** begin Source data **

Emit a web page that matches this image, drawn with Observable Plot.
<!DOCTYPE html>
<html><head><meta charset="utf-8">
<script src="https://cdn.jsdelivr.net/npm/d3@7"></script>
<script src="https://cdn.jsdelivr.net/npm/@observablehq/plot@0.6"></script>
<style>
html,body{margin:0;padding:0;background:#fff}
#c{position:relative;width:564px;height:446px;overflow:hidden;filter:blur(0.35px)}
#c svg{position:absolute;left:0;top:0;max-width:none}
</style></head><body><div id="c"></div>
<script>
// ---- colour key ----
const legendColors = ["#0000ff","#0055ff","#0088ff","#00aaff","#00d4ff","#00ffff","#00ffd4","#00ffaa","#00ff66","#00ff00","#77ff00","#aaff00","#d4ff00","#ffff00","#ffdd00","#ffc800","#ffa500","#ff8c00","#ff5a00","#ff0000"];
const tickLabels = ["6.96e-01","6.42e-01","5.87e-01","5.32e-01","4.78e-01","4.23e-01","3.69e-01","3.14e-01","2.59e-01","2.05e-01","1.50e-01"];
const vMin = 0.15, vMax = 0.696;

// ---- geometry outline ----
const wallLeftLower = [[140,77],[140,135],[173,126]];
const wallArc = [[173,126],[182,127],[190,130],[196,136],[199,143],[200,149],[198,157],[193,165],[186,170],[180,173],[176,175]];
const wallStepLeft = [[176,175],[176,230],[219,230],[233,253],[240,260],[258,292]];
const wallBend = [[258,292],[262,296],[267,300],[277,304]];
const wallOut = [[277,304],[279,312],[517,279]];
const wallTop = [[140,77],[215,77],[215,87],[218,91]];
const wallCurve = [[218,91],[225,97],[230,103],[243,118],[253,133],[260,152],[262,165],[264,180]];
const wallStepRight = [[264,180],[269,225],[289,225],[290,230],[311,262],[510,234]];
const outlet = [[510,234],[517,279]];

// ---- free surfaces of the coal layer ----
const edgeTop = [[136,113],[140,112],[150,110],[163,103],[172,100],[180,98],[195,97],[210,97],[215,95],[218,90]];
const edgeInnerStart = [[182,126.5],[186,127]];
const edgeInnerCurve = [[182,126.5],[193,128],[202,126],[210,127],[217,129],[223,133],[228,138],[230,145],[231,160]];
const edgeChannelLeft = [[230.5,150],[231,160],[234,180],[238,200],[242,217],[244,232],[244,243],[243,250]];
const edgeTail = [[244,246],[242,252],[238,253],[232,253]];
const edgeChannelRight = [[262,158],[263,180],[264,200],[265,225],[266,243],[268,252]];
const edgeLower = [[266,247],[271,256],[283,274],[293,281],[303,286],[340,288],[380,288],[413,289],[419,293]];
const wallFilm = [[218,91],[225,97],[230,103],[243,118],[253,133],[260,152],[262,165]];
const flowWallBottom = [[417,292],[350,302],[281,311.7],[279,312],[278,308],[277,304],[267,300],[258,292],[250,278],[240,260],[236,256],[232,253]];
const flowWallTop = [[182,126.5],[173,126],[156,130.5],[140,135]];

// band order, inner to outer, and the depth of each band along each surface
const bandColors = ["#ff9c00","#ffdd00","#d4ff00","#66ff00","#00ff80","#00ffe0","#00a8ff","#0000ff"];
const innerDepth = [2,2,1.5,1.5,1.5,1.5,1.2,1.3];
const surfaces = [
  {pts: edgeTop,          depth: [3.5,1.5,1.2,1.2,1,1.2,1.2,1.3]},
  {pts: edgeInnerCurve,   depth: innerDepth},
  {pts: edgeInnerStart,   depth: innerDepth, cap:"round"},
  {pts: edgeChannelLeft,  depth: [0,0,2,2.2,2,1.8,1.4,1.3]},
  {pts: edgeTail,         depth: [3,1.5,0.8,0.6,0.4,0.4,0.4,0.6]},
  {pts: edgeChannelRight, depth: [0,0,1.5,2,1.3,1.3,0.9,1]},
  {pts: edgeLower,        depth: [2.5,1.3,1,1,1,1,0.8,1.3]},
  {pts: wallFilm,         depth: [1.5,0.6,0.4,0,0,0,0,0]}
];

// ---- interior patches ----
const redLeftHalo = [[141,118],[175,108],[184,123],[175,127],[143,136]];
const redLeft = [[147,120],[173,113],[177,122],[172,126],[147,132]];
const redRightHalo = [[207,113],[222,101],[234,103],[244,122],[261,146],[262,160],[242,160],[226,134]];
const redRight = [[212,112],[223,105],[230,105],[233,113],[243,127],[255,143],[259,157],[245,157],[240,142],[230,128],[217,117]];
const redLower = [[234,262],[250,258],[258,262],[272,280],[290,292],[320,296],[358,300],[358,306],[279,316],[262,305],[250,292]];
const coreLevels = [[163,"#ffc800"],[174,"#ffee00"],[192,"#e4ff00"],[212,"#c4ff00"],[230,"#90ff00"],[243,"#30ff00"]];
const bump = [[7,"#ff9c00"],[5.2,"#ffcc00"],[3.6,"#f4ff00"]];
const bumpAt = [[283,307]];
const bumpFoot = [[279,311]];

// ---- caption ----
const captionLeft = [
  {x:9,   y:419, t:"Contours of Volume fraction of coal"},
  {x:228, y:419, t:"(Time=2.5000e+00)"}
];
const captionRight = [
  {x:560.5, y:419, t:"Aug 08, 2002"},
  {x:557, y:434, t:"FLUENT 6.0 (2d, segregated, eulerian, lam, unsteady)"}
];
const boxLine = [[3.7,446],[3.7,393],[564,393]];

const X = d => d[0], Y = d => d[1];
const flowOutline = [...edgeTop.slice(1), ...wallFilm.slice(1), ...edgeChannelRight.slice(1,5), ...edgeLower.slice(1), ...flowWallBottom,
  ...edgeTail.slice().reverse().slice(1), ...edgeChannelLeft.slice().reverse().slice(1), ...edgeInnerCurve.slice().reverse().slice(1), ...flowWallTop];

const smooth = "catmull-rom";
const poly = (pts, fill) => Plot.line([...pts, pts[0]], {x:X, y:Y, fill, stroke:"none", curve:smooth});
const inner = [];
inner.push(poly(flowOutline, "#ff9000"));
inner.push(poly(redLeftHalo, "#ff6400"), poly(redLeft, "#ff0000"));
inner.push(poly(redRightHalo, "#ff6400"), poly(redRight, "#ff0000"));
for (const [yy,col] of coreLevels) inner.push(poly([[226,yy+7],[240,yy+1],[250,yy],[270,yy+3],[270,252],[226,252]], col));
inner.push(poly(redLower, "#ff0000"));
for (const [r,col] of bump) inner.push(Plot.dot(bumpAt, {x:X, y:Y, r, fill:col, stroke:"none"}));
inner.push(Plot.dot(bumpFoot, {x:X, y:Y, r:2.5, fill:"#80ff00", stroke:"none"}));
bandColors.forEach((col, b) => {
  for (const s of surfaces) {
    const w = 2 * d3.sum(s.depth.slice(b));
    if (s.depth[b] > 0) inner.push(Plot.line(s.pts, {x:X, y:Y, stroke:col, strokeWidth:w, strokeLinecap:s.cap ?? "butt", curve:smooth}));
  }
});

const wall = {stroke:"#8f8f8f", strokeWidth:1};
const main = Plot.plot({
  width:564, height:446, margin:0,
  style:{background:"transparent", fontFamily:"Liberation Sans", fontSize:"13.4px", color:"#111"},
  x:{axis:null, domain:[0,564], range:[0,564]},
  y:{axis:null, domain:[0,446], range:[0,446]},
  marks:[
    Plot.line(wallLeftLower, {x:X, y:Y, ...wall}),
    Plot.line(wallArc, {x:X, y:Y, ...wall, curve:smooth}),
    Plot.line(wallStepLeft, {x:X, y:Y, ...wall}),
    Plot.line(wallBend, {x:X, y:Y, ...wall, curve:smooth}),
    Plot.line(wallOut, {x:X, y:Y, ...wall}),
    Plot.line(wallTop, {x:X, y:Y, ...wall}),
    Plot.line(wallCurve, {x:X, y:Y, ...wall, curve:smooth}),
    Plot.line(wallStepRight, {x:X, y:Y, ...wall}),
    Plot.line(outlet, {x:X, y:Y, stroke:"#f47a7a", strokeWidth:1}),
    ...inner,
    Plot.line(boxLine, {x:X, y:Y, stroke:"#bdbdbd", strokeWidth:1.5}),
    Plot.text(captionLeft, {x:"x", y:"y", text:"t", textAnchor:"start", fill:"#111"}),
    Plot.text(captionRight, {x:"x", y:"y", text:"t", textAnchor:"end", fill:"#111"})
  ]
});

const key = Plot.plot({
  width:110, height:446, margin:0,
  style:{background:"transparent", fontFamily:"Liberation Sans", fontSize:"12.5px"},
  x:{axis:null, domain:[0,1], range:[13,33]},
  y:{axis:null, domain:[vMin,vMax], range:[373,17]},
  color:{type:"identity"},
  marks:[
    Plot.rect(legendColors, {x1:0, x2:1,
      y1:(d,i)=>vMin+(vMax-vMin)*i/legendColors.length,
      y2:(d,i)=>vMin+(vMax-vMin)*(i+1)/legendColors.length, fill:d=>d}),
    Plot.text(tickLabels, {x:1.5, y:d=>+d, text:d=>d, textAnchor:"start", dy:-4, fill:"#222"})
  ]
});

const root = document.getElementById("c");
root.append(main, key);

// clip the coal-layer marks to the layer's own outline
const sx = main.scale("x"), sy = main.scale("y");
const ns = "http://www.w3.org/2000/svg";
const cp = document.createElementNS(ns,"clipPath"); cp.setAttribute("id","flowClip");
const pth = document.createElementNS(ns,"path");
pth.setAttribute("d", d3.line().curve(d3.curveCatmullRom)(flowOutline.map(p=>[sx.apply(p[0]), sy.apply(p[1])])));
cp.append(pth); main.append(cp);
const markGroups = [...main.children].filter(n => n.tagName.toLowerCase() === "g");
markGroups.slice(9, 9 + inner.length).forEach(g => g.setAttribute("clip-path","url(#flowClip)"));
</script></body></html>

** end Source data **

Requirement: What you return should be the lines from the start of the data through the line with "const outlet = [[510,234],[517,279]];", quoted exactly and nothing more.

Written response:
Emit a web page that matches this image, drawn with Observable Plot.
<!DOCTYPE html>
<html><head><meta charset="utf-8">
<script src="https://cdn.jsdelivr.net/npm/d3@7"></script>
<script src="https://cdn.jsdelivr.net/npm/@observablehq/plot@0.6"></script>
<style>
html,body{margin:0;padding:0;background:#fff}
#c{position:relative;width:564px;height:446px;overflow:hidden;filter:blur(0.35px)}
#c svg{position:absolute;left:0;top:0;max-width:none}
</style></head><body><div id="c"></div>
<script>
// ---- colour key ----
const legendColors = ["#0000ff","#0055ff","#0088ff","#00aaff","#00d4ff","#00ffff","#00ffd4","#00ffaa","#00ff66","#00ff00","#77ff00","#aaff00","#d4ff00","#ffff00","#ffdd00","#ffc800","#ffa500","#ff8c00","#ff5a00","#ff0000"];
const tickLabels = ["6.96e-01","6.42e-01","5.87e-01","5.32e-01","4.78e-01","4.23e-01","3.69e-01","3.14e-01","2.59e-01","2.05e-01","1.50e-01"];
const vMin = 0.15, vMax = 0.696;

// ---- geometry outline ----
const wallLeftLower = [[140,77],[140,135],[173,126]];
const wallArc = [[173,126],[182,127],[190,130],[196,136],[199,143],[200,149],[198,157],[193,165],[186,170],[180,173],[176,175]];
const wallStepLeft = [[176,175],[176,230],[219,230],[233,253],[240,260],[258,292]];
const wallBend = [[258,292],[262,296],[267,300],[277,304]];
const wallOut = [[277,304],[279,312],[517,279]];
const wallTop = [[140,77],[215,77],[215,87],[218,91]];
const wallCurve = [[218,91],[225,97],[230,103],[243,118],[253,133],[260,152],[262,165],[264,180]];
const wallStepRight = [[264,180],[269,225],[289,225],[290,230],[311,262],[510,234]];
const outlet = [[510,234],[517,279]];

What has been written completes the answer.